● **EXERCISE DATA**:
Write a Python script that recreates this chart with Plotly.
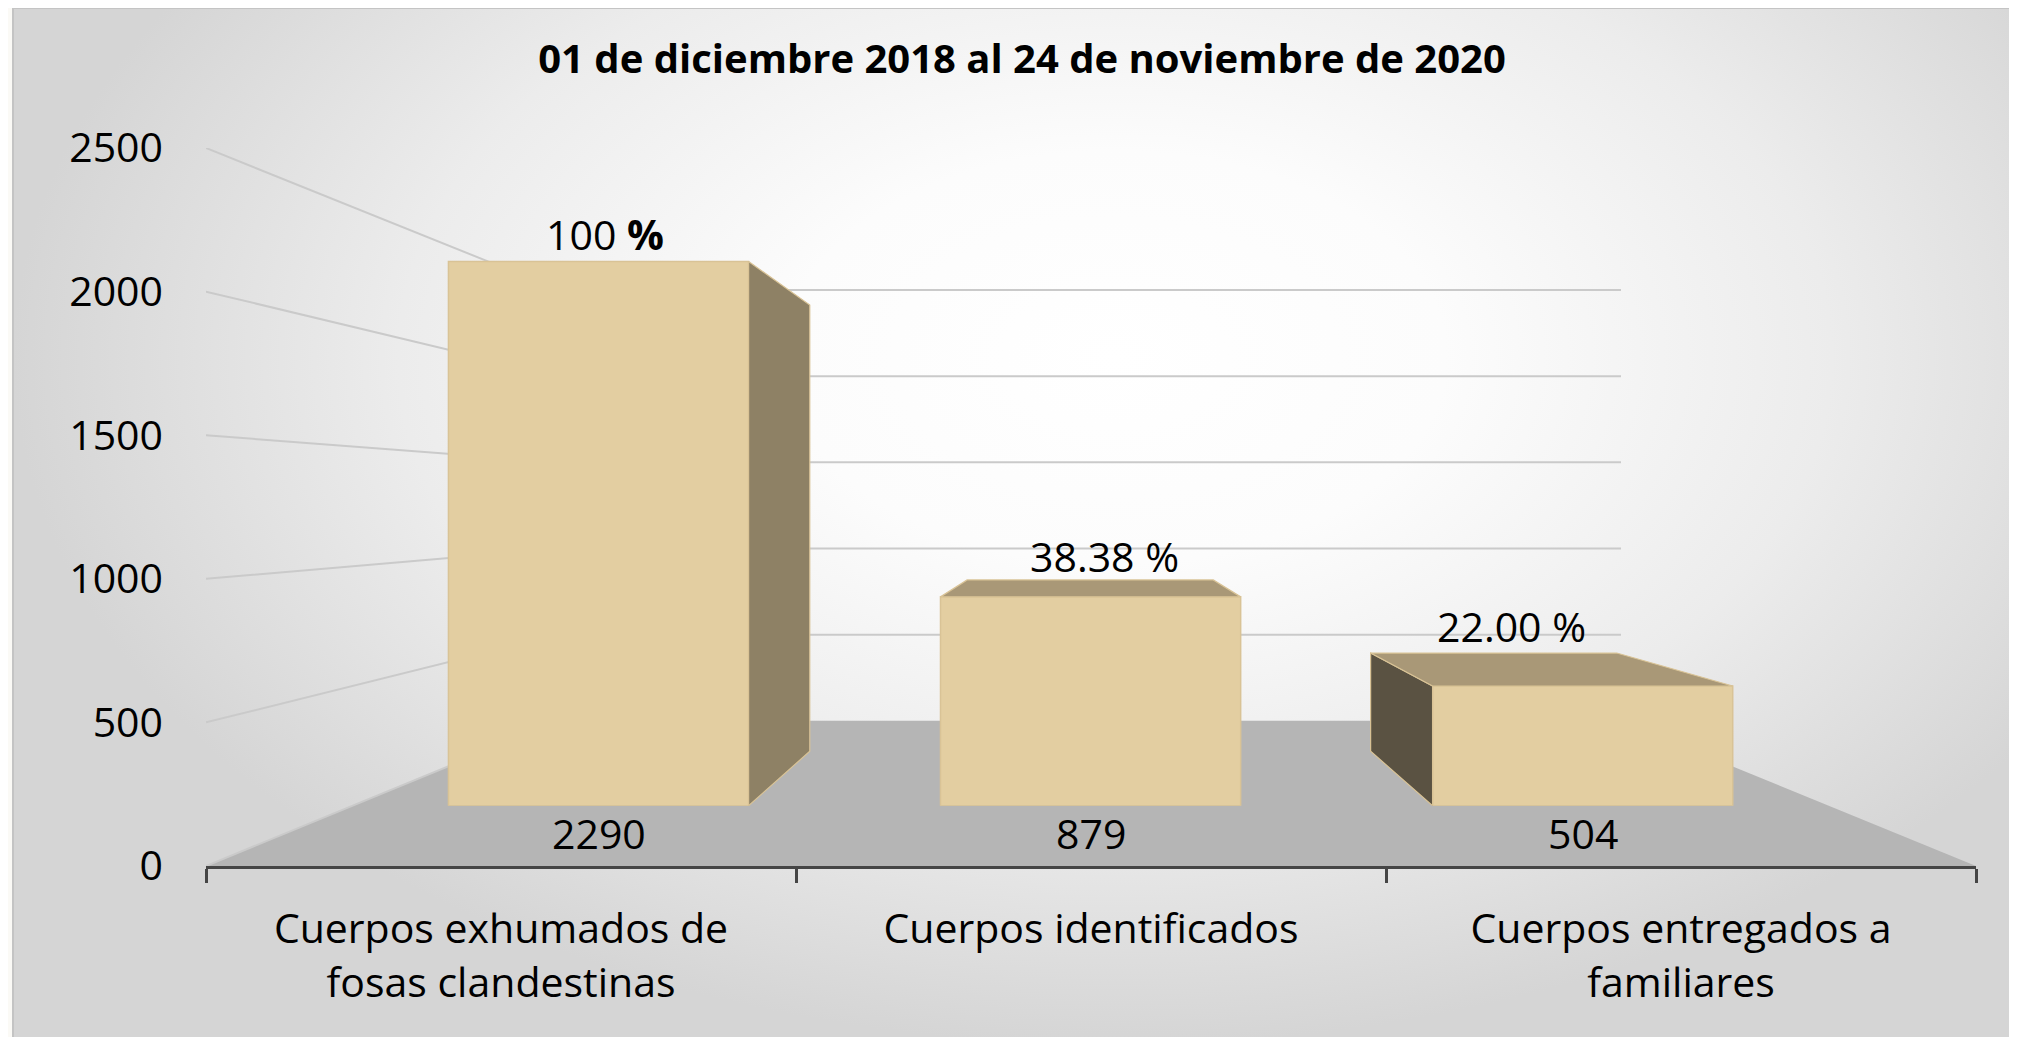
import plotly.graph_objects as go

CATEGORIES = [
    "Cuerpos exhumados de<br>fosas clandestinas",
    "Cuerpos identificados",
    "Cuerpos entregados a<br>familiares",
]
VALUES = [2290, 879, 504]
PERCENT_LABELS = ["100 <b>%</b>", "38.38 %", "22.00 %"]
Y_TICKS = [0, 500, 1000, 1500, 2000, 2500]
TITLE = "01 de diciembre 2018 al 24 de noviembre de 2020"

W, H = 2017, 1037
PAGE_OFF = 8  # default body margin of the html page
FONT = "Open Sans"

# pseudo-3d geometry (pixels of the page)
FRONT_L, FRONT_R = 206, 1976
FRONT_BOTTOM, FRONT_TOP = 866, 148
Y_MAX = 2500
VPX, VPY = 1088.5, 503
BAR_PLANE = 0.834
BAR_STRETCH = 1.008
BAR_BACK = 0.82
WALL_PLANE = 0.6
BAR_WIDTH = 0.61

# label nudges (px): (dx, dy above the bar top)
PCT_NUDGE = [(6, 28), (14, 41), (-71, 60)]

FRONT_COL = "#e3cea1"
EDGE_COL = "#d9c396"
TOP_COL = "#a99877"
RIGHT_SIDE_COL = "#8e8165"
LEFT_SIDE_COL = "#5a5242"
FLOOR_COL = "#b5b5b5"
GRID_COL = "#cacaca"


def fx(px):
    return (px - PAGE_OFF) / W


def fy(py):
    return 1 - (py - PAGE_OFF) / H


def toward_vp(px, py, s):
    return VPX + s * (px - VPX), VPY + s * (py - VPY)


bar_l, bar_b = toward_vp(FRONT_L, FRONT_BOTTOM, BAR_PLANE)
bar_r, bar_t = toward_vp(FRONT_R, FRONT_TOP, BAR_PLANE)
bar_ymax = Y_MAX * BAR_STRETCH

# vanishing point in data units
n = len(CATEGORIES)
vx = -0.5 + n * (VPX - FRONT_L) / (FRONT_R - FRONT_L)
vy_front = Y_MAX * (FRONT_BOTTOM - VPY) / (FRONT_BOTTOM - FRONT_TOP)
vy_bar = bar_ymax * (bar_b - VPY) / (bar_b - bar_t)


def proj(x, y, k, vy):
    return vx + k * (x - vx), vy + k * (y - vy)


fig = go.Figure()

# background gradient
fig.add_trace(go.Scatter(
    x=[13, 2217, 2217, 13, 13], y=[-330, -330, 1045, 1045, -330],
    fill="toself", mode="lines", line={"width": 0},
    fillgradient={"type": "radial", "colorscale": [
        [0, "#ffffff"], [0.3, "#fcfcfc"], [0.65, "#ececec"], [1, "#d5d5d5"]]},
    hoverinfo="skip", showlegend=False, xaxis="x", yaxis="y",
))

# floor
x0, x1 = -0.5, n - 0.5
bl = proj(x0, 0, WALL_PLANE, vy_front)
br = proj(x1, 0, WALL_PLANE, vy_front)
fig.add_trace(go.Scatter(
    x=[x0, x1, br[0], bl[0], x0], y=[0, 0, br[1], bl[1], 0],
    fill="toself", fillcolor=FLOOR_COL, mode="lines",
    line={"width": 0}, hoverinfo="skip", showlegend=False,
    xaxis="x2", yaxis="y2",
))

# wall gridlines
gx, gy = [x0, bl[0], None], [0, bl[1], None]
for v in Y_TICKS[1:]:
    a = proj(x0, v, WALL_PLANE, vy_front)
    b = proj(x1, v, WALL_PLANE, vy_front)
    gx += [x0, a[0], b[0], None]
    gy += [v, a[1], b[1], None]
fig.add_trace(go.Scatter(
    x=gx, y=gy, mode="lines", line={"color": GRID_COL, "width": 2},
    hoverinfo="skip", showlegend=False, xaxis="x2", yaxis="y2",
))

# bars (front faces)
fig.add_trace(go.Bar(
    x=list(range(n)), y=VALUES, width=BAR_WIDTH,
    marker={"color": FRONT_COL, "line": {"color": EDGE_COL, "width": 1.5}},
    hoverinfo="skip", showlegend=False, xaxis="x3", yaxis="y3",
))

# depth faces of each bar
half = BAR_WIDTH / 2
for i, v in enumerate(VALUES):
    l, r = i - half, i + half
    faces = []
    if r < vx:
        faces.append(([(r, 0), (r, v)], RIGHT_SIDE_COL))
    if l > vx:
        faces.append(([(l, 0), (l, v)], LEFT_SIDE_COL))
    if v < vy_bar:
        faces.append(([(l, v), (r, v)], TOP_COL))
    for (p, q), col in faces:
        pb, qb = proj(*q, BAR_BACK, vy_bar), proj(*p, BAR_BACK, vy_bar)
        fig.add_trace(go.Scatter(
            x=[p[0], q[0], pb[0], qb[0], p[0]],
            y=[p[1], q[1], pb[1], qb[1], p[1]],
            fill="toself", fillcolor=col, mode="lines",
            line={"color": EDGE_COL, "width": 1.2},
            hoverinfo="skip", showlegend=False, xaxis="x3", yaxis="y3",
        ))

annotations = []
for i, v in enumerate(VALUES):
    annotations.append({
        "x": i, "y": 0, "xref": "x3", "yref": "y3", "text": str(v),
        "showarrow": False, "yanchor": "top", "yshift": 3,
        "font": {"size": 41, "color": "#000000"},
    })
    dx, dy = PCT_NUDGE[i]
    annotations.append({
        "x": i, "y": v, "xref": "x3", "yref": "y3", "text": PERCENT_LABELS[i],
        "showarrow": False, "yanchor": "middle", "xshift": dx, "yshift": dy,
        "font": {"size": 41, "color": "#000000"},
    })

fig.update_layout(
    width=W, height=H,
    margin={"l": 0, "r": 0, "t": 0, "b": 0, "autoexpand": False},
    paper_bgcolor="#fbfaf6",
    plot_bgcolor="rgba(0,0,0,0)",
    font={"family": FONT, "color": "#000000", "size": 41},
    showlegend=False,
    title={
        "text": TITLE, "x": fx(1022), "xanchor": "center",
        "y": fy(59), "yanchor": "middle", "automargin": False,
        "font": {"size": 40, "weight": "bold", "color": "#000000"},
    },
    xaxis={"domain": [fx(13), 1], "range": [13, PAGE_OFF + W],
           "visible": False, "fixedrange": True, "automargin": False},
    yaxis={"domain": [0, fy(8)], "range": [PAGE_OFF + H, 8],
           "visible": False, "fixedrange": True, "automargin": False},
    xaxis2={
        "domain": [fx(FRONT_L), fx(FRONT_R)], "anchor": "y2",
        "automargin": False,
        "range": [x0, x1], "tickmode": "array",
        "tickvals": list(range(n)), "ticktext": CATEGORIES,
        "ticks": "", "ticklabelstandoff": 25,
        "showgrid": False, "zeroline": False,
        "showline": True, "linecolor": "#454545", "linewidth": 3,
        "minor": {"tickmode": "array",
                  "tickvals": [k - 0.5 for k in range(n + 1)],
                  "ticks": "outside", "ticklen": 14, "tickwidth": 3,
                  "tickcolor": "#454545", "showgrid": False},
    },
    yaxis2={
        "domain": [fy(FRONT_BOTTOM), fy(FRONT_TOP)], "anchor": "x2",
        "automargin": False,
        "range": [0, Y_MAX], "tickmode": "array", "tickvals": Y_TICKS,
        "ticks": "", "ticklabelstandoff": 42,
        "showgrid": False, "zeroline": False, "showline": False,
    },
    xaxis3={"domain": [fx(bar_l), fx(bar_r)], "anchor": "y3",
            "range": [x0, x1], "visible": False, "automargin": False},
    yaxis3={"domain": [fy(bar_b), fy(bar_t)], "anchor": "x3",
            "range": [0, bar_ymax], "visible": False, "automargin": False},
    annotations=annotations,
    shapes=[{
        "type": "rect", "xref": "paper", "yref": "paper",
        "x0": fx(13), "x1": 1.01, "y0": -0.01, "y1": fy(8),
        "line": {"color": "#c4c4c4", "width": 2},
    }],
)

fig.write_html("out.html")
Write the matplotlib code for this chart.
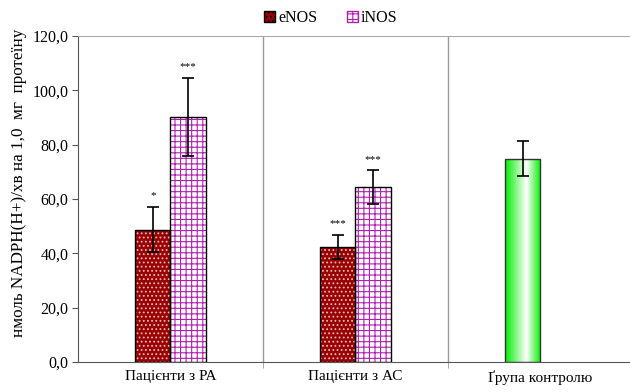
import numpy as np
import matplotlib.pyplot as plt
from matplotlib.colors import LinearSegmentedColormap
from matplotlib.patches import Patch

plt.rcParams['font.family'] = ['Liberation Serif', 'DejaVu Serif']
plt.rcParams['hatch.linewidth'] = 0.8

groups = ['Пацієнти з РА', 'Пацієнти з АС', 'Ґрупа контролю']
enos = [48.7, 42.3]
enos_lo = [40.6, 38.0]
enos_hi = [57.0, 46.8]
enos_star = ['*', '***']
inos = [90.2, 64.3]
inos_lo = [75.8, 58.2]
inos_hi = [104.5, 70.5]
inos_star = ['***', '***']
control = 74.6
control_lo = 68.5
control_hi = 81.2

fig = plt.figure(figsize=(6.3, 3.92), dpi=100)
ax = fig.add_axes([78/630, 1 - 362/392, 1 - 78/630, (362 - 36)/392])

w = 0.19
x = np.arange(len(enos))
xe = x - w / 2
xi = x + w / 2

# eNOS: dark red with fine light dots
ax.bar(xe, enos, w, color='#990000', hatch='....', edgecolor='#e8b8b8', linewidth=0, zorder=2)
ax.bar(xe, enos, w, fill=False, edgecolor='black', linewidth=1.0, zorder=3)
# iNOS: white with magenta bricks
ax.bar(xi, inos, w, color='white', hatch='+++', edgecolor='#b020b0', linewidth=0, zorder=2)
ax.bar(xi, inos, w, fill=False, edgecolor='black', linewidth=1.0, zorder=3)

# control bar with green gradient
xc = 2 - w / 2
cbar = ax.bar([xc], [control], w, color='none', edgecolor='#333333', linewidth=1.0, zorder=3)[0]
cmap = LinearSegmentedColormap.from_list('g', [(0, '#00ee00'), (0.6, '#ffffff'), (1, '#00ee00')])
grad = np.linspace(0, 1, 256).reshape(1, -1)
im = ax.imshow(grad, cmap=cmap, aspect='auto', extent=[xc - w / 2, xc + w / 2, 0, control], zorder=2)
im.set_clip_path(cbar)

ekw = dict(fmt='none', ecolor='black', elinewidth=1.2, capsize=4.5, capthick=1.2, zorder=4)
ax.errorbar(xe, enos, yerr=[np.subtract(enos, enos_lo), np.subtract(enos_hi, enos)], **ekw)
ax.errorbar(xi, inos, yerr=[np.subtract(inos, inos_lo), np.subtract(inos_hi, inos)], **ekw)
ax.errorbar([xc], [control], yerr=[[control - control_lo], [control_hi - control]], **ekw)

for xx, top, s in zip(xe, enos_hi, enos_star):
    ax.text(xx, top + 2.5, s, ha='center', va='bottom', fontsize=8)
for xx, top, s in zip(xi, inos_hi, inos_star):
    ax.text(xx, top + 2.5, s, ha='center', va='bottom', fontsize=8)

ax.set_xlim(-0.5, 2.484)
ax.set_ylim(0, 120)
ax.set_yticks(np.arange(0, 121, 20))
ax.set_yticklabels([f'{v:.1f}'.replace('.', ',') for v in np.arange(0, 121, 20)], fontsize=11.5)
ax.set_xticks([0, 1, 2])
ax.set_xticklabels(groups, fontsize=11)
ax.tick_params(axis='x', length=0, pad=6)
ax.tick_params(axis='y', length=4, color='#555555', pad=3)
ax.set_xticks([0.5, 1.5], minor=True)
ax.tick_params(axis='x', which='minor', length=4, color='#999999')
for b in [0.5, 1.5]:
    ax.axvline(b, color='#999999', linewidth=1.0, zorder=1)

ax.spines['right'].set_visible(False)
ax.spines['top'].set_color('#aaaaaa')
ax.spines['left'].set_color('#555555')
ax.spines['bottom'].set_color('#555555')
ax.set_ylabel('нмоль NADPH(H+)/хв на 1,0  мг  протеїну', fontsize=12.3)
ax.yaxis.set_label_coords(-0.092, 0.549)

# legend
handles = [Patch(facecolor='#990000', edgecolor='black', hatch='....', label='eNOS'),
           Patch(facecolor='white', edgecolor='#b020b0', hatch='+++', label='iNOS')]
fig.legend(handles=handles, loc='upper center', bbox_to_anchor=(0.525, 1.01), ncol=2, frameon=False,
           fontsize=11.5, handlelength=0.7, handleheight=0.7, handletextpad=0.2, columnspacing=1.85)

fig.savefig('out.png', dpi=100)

● **YOUR GOAL**: All lines from the start of the entries above through the line containing "import plotly.graph_objects as go" are to be given again exactly; the pictures are not.

● **FINISHED ANSWER**:
Write a Python script that recreates this chart with Plotly.
import plotly.graph_objects as go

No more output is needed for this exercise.